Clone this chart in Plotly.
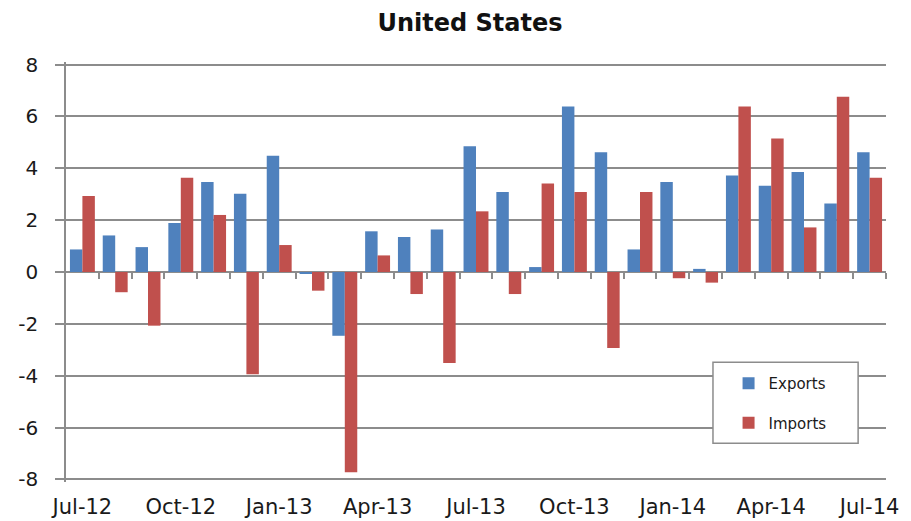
"""US exports / imports monthly change, grouped bars."""

import plotly.graph_objects as go

months = [
    "Jul-12", "Aug-12", "Sep-12", "Oct-12", "Nov-12", "Dec-12",
    "Jan-13", "Feb-13", "Mar-13", "Apr-13", "May-13", "Jun-13",
    "Jul-13", "Aug-13", "Sep-13", "Oct-13", "Nov-13", "Dec-13",
    "Jan-14", "Feb-14", "Mar-14", "Apr-14", "May-14", "Jun-14", "Jul-14",
]
exports = [
    0.87, 1.41, 0.96, 1.89, 3.47, 3.02,
    4.48, -0.06, -2.46, 1.57, 1.35, 1.64,
    4.85, 3.09, 0.19, 6.38, 4.62, 0.87,
    3.47, 0.12, 3.72, 3.33, 3.86, 2.64, 4.62,
]
imports = [
    2.93, -0.78, -2.07, 3.64, 2.20, -3.94,
    1.04, -0.72, -7.72, 0.64, -0.85, -3.51,
    2.34, -0.85, 3.41, 3.09, -2.93, 3.09,
    -0.24, -0.41, 6.38, 5.15, 1.72, 6.76, 3.64,
]
y_ticks = [-8, -6, -4, -2, 0, 2, 4, 6, 8]

BLUE = "#4F81BD"
RED = "#C0504D"
GRID = "#8c8c8c"
FONT = "DejaVu Sans"

x = list(range(len(months)))

fig = go.Figure()
fig.add_trace(go.Bar(x=x, y=exports, name="Exports", marker_color=BLUE,
                     marker_line_width=0, legendgroup="e"))
fig.add_trace(go.Bar(x=x, y=imports, name="Imports", marker_color=RED,
                     marker_line_width=0, legendgroup="i"))

# legend frame (white box over the gridlines, like the excel original)
fig.add_shape(type="rect", xref="paper", yref="paper",
              x0=0.789, x1=0.966, y0=0.092, y1=0.285,
              fillcolor="white", line=dict(color=GRID, width=1.5), layer="above")

# page body has an 8px margin, so the figure is a bit smaller than the window
fig.update_layout(
    width=903,
    height=513,
    title=dict(text="<b>United States</b>", x=0.5116, xanchor="center",
               y=0.971, yanchor="middle",
               font=dict(family=FONT, size=24, color="#111111")),
    barmode="group",
    bargap=0.24,
    bargroupgap=0,
    plot_bgcolor="white",
    paper_bgcolor="white",
    font=dict(family=FONT, color="#1a1a1a"),
    margin=dict(l=58, r=25, t=54, b=39),
    xaxis=dict(
        range=[-0.5, len(months) - 0.5],
        anchor="free",
        position=0.5,
        automargin=False,
        tickmode="array",
        tickvals=x[::3],
        ticktext=months[::3],
        ticks="",
        ticklabelstandoff=220,
        tickfont=dict(size=21),
        showgrid=False,
        showline=False,
        zeroline=False,
        minor=dict(tickmode="array", tickvals=[i + 0.5 for i in x],
                   ticks="outside", ticklen=6, tickcolor=GRID, tickwidth=1.5,
                   showgrid=False),
    ),
    yaxis=dict(
        range=[-8.1, 8.1],
        automargin=False,
        tickmode="array",
        tickvals=y_ticks,
        ticktext=[str(v) for v in y_ticks],
        ticks="outside",
        ticklen=9,
        tickcolor=GRID,
        tickwidth=1.5,
        ticklabelstandoff=13,
        tickfont=dict(size=20),
        showgrid=True,
        gridcolor=GRID,
        gridwidth=1.5,
        showline=True,
        linecolor=GRID,
        linewidth=1.5,
        zeroline=True,
        zerolinecolor=GRID,
        zerolinewidth=1.5,
    ),
    legend=dict(
        x=0.808, y=0.274, xanchor="left", yanchor="top",
        bgcolor="rgba(0,0,0,0)",
        borderwidth=0,
        tracegroupgap=17,
        font=dict(size=15, color="#1a1a1a"),
        itemwidth=30,
    ),
    showlegend=True,
)

fig.write_html("out.html")
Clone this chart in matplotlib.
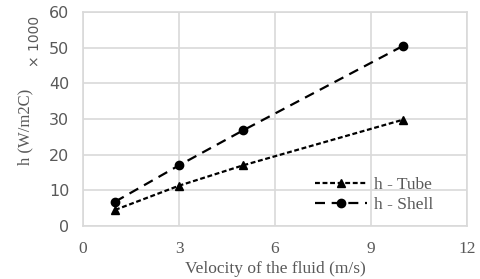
import matplotlib
matplotlib.use("Agg")
import matplotlib.pyplot as plt

velocity = [1, 3, 5, 10]
h_tube = [4.5, 11.3, 17.0, 29.8]
h_shell = [6.8, 17.0, 26.8, 50.5]
x_ticks = [0, 3, 6, 9, 12]
y_ticks = [0, 10, 20, 30, 40, 50, 60]

GRID = "#d9d9d9"
TEXT = "#595959"

fig = plt.figure(figsize=(4.8, 2.79), dpi=100)
ax = fig.add_axes([0.173, 0.19, 0.800, 0.767])

ax.plot(velocity, h_tube, color="black", linestyle=(0, (2.2, 1.2)), linewidth=1.6,
        marker="^", markersize=6, label="h - Tube")
ax.plot(velocity, h_shell, color="black", linestyle=(0, (4.5, 3)), linewidth=1.6,
        marker="o", markersize=6, label="h - Shell")

ax.set_xlim(0, 12)
ax.set_ylim(0, 60)
ax.set_xticks(x_ticks)
ax.set_yticks(y_ticks)
ax.grid(True, color=GRID, linewidth=1.2)
ax.set_axisbelow(True)
for s in ax.spines.values():
    s.set_color(GRID)
    s.set_linewidth(1.2)
ax.tick_params(axis="y", length=0, colors=TEXT, labelsize=11.5, pad=10)
ax.tick_params(axis="x", length=0, colors=TEXT, labelsize=12.5, pad=11)
for lbl in ax.get_yticklabels():
    lbl.set_fontfamily("DejaVu Sans")
for lbl in ax.get_xticklabels():
    lbl.set_fontfamily("Liberation Serif")

ax.set_xlabel("Velocity of the fluid (m/s)", fontfamily="Liberation Serif",
              fontsize=12.5, color=TEXT)
ax.xaxis.set_label_coords(0.5, -0.165)
ax.set_ylabel("h (W/m2C)", fontfamily="Liberation Serif", fontsize=12,
              color=TEXT)
ax.yaxis.set_label_coords(-0.13, 0.463)
fig.text(0.073, 0.85, "× 1000", rotation=90, fontsize=10, color=TEXT,
         fontfamily="DejaVu Sans", ha="center", va="center")

leg = ax.legend(loc="center right", bbox_to_anchor=(0.93, 0.145), borderaxespad=0,
                frameon=False, prop={"family": "Liberation Serif", "size": 12.5},
                handlelength=3.0, handletextpad=0.4, labelspacing=0.2)
for t in leg.get_texts():
    t.set_color(TEXT)

fig.savefig("out.png", dpi=100)
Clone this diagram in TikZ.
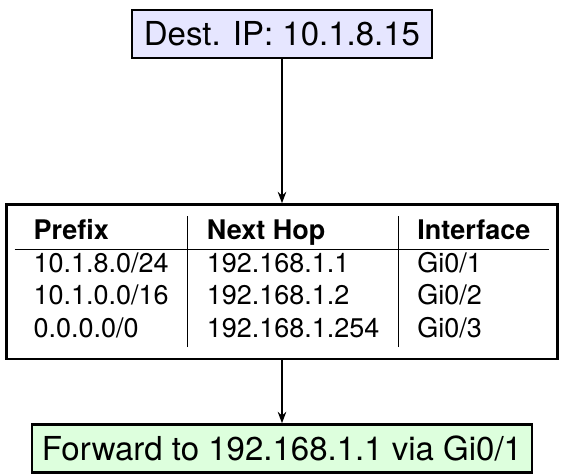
\documentclass[tikz,border=0pt]{standalone}
\usepackage{fontspec}
\setmainfont{TeX Gyre Heros}
\usetikzlibrary{arrows.meta,positioning}
\definecolor{QueryBlue}{HTML}{E6E6FF}
\definecolor{ResultGreen}{HTML}{DDFFDD}
\begin{document}
\begin{tikzpicture}[
  node distance=72pt,
  ipbox/.style={rectangle,draw=black,very thick,fill=QueryBlue,minimum width=150pt,minimum height=24pt,inner sep=2pt,font=\fontsize{16.5}{19.8}\selectfont},
  fwdbox/.style={rectangle,draw=black,very thick,fill=ResultGreen,minimum width=250pt,minimum height=24pt,inner sep=2pt,font=\fontsize{16.5}{19.8}\selectfont},
  tablebox/.style={rectangle,draw=black,very thick,fill=white,inner xsep=4pt,inner ysep=6pt,font=\fontsize{13.5}{16.2}\selectfont},
  arrow/.style={-{Stealth[length=2mm]},thick,draw=black}]
\useasboundingbox (-141pt,17pt) rectangle (141pt,-219.5pt);
\node[ipbox] (dest) at (0,0) {Dest. IP: 10.1.8.15};
\node[tablebox,below=of dest] (routes) {\setlength{\tabcolsep}{9.5pt}\setlength{\arrayrulewidth}{0.5pt}%
  \begin{tabular}{l|l|l}
    \textbf{Prefix} & \textbf{Next Hop} & \textbf{Interface} \\ \hline
    10.1.8.0/24 & 192.168.1.1 & Gi0/1 \\
    10.1.0.0/16 & 192.168.1.2 & Gi0/2 \\
    0.0.0.0/0 & 192.168.1.254 & Gi0/3 \\
  \end{tabular}};
\node[fwdbox,below=31.5pt of routes] (forward) {Forward to 192.168.1.1 via Gi0/1};
\draw[arrow] (dest) -- (routes);
\draw[arrow] (routes) -- (forward);
\end{tikzpicture}
\end{document}
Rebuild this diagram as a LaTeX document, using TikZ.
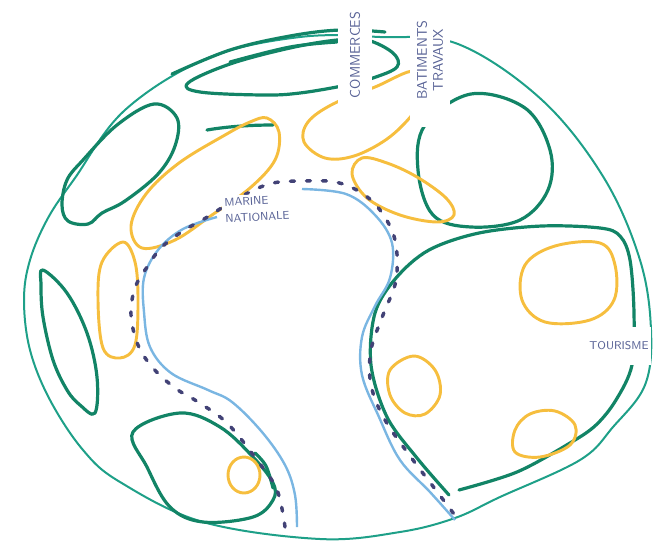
\documentclass[tikz,border=0pt]{standalone}
\usepackage{tikz}

\definecolor{bordteal}{RGB}{30,160,136}
\definecolor{zonegreen}{RGB}{18,132,102}
\definecolor{zoneyellow}{RGB}{246,190,62}
\definecolor{canalblue}{RGB}{122,182,226}
\definecolor{quainavy}{RGB}{66,66,118}
\definecolor{inkblue}{RGB}{88,98,150}

\begin{document}
\begin{tikzpicture}[x=0.75pt,y=0.75pt,yscale=-1,xscale=1,
  outerline/.style={draw=bordteal, line width=1.5pt},
  zone/.style={draw=zonegreen, line width=2.4pt, line join=round, line cap=round},
  yzone/.style={draw=zoneyellow, line width=2.2pt, line cap=round},
  canal/.style={draw=canalblue, line width=1.8pt},
  quai/.style={draw=quainavy, line width=2.6pt, dash pattern=on 3pt off 9pt, line cap=round},
  lbl/.style={fill=white, text=inkblue, font=\sffamily\fontsize{10.5}{12}\selectfont, align=center, inner sep=2pt}]
\path[use as bounding box] (0,0) rectangle (654,544);

%Shape: outer limit
\draw [outerline] plot [smooth cycle, tension=0.6] coordinates {(380,37) (458,44) (542,100) (604,178) (640,260) (651,330) (645,385) (613,427) (580,460) (500,497) (455,518) (400,532) (320,539) (203,522) (120,482) (83,450) (50,400) (30,350) (24,300) (30,260) (48,218) (75,178) (125,110) (208,58) (300,37)};
%Straight Lines: retraced top
\draw [zone] plot [smooth, tension=0.6] coordinates {(172,74) (230,50) (290,36) (340,30) (385,32)};

%Shape: top loop
\draw [zone] plot [smooth cycle, tension=0.6] coordinates {(188,83) (230,64) (290,48) (337,40) (367,40) (393,53) (397,67) (373,78) (347,85) (300,93) (263,95) (200,92)};
\draw [zone] plot [smooth, tension=0.6] coordinates {(230,62) (290,47) (337,42)};
%Shape: top left
\draw [zone] plot [smooth cycle, tension=0.6] coordinates {(154,104) (177,118) (175,146) (158,174) (125,201) (102,213) (88,224) (68,221) (62,205) (67,180) (83,160) (117,125)};
%Shape: left lens
\draw [zone] plot [smooth cycle, tension=0.6] coordinates {(43,270) (67,293) (87,333) (97,377) (95,413) (80,405) (67,390) (53,360) (43,317) (41,285)};
%Shape: bottom left
\draw [zone] plot [smooth cycle, tension=0.6] coordinates {(133,432) (180,413) (220,427) (253,457) (273,483) (273,500) (253,517) (203,522) (170,507) (147,467)};
\draw [zone] plot [smooth, tension=0.6] coordinates {(255,453) (266,466) (273,488)};
%Shape: top right
\draw [zone] plot [smooth cycle, tension=0.6] coordinates {(471,94) (525,108) (550,150) (548,190) (520,220) (471,227) (433,215) (418,170) (425,125)};
%Shape: big right zone
\draw [zone] plot [smooth, tension=0.55] coordinates {(449,495) (417,458) (387,417) (371,365) (375,313) (396,278) (429,250) (479,233) (542,226) (600,228) (620,236) (630,260) (634,313) (632,365) (616,400) (596,425) (570,443) (517,472) (459,490)};
%Straight Lines: small stroke
\draw [zone] (207,130) .. controls (230,126) and (255,125) .. (273,125);

%Shape: yellow zones
\draw [yzone] plot [smooth cycle, tension=0.6] coordinates {(267,118) (279,132) (275,160) (250,188) (212,215) (175,240) (142,248) (131,226) (146,194) (179,163) (225,135) (250,122)};
\draw [yzone] plot [smooth cycle, tension=0.6] coordinates {(415,71) (375,87) (333,104) (308,122) (304,142) (325,158) (354,156) (387,139) (412,115) (423,95)};
\draw [yzone] plot [smooth cycle, tension=0.6] coordinates {(362,158) (387,163) (417,177) (446,198) (454,215) (437,222) (400,215) (367,198) (352,174)};
\draw [yzone] plot [smooth cycle, tension=0.6] coordinates {(123,242) (135,262) (138,300) (135,345) (120,358) (103,348) (98,300) (102,262)};
\draw [yzone] plot [smooth cycle, tension=0.6] coordinates {(600,243) (615,265) (614,300) (590,320) (545,322) (522,300) (525,265) (555,246)};
\draw [yzone] plot [smooth cycle, tension=0.6] coordinates {(414,356) (435,370) (440,395) (425,414) (405,413) (390,395) (390,370)};
\draw [yzone] plot [smooth cycle, tension=0.6] coordinates {(555,411) (575,425) (570,445) (540,457) (515,452) (515,430) (530,414)};
\draw [yzone] (244,475) ellipse (16 and 18);

%Straight Lines: canal banks
\draw [canal] plot [smooth, tension=0.6] coordinates {(217,217) (183,229) (158,250) (144,278) (144,312) (150,347) (171,373) (208,390) (232,402) (262,432) (285,465) (295,495) (297,527)};
\draw [canal] plot [smooth, tension=0.6] coordinates {(302,189) (346,194) (375,215) (392,243) (390,278) (375,306) (362,337) (362,375) (379,417) (400,460) (430,492) (455,520)};
%Straight Lines: quays
\draw [quai] plot [smooth, tension=0.6] coordinates {(285,527) (277,490) (257,460) (227,423) (198,402) (175,388) (153,368) (138,345) (131,315) (135,288) (147,267) (162,247) (183,231) (204,219) (235,200) (269,184) (302,181) (335,182) (360,192) (380,210) (395,240) (396,280) (383,315) (371,350) (371,385) (385,420) (413,460) (432,485) (457,518)};

% Text Node
\node [lbl, rotate=90, minimum width=100, minimum height=26] (commerces) at (355,55) {COMMERCES};
% Text Node
\node [lbl, rotate=90, minimum width=100, minimum height=30] (batiments) at (430,60) {BATIMENTS\\TRAVAUX};
% Text Node
\node [lbl, rotate=3, font=\sffamily\fontsize{8.5}{12}\selectfont, align=left] (marine) at (257,209) {MARINE\\NATIONALE};
% Text Node
\node [lbl, font=\sffamily\fontsize{8.5}{9}\selectfont, minimum height=28] (tourisme) at (619,346) {TOURISME};

\end{tikzpicture}
\end{document}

• PROBLEM REQUIREMENTS:
Leave the pictures out and copy exactly the lines from the one with "Clone this chart in matplotlib." to the one with "ax = fig.add_axes([0.173, 0.19, 0.800, 0.767])", both included.

• THE OUTPUT:
Clone this chart in matplotlib.
import matplotlib
matplotlib.use("Agg")
import matplotlib.pyplot as plt

velocity = [1, 3, 5, 10]
h_tube = [4.5, 11.3, 17.0, 29.8]
h_shell = [6.8, 17.0, 26.8, 50.5]
x_ticks = [0, 3, 6, 9, 12]
y_ticks = [0, 10, 20, 30, 40, 50, 60]

GRID = "#d9d9d9"
TEXT = "#595959"

fig = plt.figure(figsize=(4.8, 2.79), dpi=100)
ax = fig.add_axes([0.173, 0.19, 0.800, 0.767])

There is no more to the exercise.